> [Given instruction]:
From the first line of the data down to and including the line with "const toPoints = (vals: number[])", copy everything exactly, leaving out pictures.

********

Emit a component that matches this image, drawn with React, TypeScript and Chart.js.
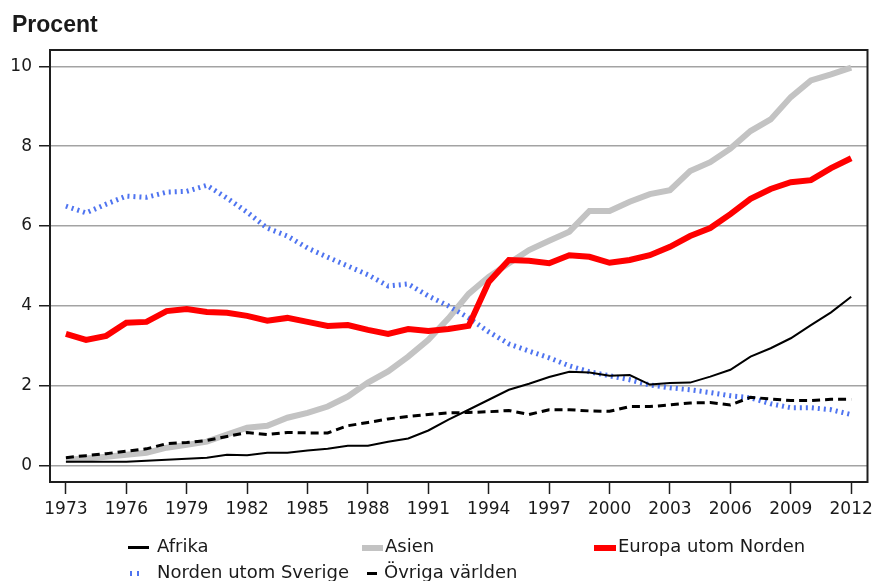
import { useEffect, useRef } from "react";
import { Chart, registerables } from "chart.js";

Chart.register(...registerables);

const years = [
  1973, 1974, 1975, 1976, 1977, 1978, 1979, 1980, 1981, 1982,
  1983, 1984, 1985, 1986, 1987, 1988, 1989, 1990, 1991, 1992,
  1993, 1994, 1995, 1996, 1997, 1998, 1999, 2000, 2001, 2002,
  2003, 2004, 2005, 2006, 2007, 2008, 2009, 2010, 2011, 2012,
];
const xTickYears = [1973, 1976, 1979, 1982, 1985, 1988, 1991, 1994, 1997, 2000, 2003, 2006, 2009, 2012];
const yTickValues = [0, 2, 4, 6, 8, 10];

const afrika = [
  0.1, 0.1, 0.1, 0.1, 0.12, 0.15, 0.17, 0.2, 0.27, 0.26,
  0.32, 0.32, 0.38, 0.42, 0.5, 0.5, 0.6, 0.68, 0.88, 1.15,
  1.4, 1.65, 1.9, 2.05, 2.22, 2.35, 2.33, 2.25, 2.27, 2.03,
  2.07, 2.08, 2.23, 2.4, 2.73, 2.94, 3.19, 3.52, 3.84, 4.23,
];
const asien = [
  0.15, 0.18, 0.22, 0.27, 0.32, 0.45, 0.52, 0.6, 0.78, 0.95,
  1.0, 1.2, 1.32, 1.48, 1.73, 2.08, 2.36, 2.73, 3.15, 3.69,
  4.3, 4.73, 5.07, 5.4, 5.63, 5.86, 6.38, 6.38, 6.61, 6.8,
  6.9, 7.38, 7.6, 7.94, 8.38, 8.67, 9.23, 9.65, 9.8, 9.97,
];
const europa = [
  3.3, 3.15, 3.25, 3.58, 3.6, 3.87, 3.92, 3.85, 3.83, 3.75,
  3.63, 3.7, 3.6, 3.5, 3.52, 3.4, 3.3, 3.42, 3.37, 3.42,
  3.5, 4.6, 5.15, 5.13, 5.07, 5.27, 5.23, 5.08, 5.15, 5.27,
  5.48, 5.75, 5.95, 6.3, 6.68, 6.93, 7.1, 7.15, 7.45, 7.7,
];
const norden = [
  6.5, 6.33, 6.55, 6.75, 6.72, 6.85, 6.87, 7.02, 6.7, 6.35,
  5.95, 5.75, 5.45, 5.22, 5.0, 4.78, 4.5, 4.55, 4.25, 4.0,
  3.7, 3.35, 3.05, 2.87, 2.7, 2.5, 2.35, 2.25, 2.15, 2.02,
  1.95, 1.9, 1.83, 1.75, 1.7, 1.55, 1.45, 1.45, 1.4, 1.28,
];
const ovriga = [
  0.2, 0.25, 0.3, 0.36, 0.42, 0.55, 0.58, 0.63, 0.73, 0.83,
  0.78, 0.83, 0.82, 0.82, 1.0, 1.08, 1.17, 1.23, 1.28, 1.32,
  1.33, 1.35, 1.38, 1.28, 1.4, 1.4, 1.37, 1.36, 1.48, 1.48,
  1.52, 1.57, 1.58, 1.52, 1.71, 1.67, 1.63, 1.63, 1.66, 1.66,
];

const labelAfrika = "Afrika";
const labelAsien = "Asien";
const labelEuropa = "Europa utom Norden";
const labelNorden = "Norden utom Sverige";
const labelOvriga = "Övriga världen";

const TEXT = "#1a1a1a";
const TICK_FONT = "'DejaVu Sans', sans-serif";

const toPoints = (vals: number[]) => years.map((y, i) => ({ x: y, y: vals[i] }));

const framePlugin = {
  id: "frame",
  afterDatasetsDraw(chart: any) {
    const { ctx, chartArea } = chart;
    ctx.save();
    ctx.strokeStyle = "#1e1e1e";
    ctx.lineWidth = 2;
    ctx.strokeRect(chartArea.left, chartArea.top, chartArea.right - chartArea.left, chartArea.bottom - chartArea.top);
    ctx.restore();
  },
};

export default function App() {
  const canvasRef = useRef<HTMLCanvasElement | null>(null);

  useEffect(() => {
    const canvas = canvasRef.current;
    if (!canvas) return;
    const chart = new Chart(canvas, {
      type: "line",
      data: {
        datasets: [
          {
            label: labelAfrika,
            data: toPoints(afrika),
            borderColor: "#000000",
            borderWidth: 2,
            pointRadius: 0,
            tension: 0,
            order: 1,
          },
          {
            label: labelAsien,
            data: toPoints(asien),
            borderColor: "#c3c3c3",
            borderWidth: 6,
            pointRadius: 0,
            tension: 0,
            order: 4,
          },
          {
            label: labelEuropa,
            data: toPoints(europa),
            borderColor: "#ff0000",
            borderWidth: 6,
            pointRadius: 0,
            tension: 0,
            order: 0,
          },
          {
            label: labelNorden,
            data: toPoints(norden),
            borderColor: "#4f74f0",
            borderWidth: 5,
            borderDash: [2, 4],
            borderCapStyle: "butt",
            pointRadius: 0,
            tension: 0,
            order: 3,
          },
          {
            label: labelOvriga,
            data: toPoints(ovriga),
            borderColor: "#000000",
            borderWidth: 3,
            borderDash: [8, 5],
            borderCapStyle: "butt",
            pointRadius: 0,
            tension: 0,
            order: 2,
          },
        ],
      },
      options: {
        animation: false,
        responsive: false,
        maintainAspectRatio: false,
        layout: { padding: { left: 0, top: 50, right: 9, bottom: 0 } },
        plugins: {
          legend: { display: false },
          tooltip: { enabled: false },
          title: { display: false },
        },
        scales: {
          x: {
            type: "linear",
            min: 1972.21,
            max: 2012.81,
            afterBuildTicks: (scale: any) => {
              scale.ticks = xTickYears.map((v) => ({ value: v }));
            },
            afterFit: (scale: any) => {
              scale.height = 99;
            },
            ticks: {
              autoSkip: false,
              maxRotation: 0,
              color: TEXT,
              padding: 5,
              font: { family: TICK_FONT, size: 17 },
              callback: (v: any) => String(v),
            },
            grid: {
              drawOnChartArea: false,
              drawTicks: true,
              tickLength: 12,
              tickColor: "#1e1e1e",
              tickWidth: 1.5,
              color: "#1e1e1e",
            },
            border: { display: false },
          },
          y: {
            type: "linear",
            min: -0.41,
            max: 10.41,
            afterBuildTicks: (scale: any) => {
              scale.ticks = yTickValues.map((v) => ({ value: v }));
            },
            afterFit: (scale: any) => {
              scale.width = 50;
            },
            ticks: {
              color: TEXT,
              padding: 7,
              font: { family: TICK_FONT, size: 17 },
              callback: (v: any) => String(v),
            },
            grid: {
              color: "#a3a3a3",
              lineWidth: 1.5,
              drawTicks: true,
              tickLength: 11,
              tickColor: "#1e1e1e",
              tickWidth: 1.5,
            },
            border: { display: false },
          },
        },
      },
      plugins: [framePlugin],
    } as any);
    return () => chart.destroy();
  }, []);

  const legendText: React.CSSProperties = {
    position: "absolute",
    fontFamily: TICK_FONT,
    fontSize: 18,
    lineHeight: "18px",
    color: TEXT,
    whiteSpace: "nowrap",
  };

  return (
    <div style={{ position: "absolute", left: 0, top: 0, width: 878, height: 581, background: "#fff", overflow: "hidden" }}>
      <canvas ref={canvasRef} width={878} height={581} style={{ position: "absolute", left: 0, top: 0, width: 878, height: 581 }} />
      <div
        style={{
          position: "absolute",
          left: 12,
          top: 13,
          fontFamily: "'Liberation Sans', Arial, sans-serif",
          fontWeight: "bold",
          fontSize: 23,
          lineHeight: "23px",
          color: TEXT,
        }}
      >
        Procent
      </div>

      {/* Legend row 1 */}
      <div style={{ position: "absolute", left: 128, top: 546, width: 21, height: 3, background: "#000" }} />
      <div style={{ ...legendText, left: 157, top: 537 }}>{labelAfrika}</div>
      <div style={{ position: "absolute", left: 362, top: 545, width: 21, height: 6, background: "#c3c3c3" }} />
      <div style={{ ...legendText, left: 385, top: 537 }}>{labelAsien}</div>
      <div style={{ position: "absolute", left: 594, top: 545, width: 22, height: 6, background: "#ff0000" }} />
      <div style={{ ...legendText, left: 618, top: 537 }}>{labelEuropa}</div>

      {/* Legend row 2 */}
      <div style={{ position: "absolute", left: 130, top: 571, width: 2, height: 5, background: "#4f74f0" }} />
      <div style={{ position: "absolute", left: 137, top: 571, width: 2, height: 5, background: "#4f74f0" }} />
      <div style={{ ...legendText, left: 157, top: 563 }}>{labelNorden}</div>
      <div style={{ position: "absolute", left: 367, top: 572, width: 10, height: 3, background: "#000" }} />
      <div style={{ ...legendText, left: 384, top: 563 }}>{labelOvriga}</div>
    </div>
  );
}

********

> [Solution]:
Emit a component that matches this image, drawn with React, TypeScript and Chart.js.
import { useEffect, useRef } from "react";
import { Chart, registerables } from "chart.js";

Chart.register(...registerables);

const years = [
  1973, 1974, 1975, 1976, 1977, 1978, 1979, 1980, 1981, 1982,
  1983, 1984, 1985, 1986, 1987, 1988, 1989, 1990, 1991, 1992,
  1993, 1994, 1995, 1996, 1997, 1998, 1999, 2000, 2001, 2002,
  2003, 2004, 2005, 2006, 2007, 2008, 2009, 2010, 2011, 2012,
];
const xTickYears = [1973, 1976, 1979, 1982, 1985, 1988, 1991, 1994, 1997, 2000, 2003, 2006, 2009, 2012];
const yTickValues = [0, 2, 4, 6, 8, 10];

const afrika = [
  0.1, 0.1, 0.1, 0.1, 0.12, 0.15, 0.17, 0.2, 0.27, 0.26,
  0.32, 0.32, 0.38, 0.42, 0.5, 0.5, 0.6, 0.68, 0.88, 1.15,
  1.4, 1.65, 1.9, 2.05, 2.22, 2.35, 2.33, 2.25, 2.27, 2.03,
  2.07, 2.08, 2.23, 2.4, 2.73, 2.94, 3.19, 3.52, 3.84, 4.23,
];
const asien = [
  0.15, 0.18, 0.22, 0.27, 0.32, 0.45, 0.52, 0.6, 0.78, 0.95,
  1.0, 1.2, 1.32, 1.48, 1.73, 2.08, 2.36, 2.73, 3.15, 3.69,
  4.3, 4.73, 5.07, 5.4, 5.63, 5.86, 6.38, 6.38, 6.61, 6.8,
  6.9, 7.38, 7.6, 7.94, 8.38, 8.67, 9.23, 9.65, 9.8, 9.97,
];
const europa = [
  3.3, 3.15, 3.25, 3.58, 3.6, 3.87, 3.92, 3.85, 3.83, 3.75,
  3.63, 3.7, 3.6, 3.5, 3.52, 3.4, 3.3, 3.42, 3.37, 3.42,
  3.5, 4.6, 5.15, 5.13, 5.07, 5.27, 5.23, 5.08, 5.15, 5.27,
  5.48, 5.75, 5.95, 6.3, 6.68, 6.93, 7.1, 7.15, 7.45, 7.7,
];
const norden = [
  6.5, 6.33, 6.55, 6.75, 6.72, 6.85, 6.87, 7.02, 6.7, 6.35,
  5.95, 5.75, 5.45, 5.22, 5.0, 4.78, 4.5, 4.55, 4.25, 4.0,
  3.7, 3.35, 3.05, 2.87, 2.7, 2.5, 2.35, 2.25, 2.15, 2.02,
  1.95, 1.9, 1.83, 1.75, 1.7, 1.55, 1.45, 1.45, 1.4, 1.28,
];
const ovriga = [
  0.2, 0.25, 0.3, 0.36, 0.42, 0.55, 0.58, 0.63, 0.73, 0.83,
  0.78, 0.83, 0.82, 0.82, 1.0, 1.08, 1.17, 1.23, 1.28, 1.32,
  1.33, 1.35, 1.38, 1.28, 1.4, 1.4, 1.37, 1.36, 1.48, 1.48,
  1.52, 1.57, 1.58, 1.52, 1.71, 1.67, 1.63, 1.63, 1.66, 1.66,
];

const labelAfrika = "Afrika";
const labelAsien = "Asien";
const labelEuropa = "Europa utom Norden";
const labelNorden = "Norden utom Sverige";
const labelOvriga = "Övriga världen";

const TEXT = "#1a1a1a";
const TICK_FONT = "'DejaVu Sans', sans-serif";

const toPoints = (vals: number[]) => years.map((y, i) => ({ x: y, y: vals[i] }));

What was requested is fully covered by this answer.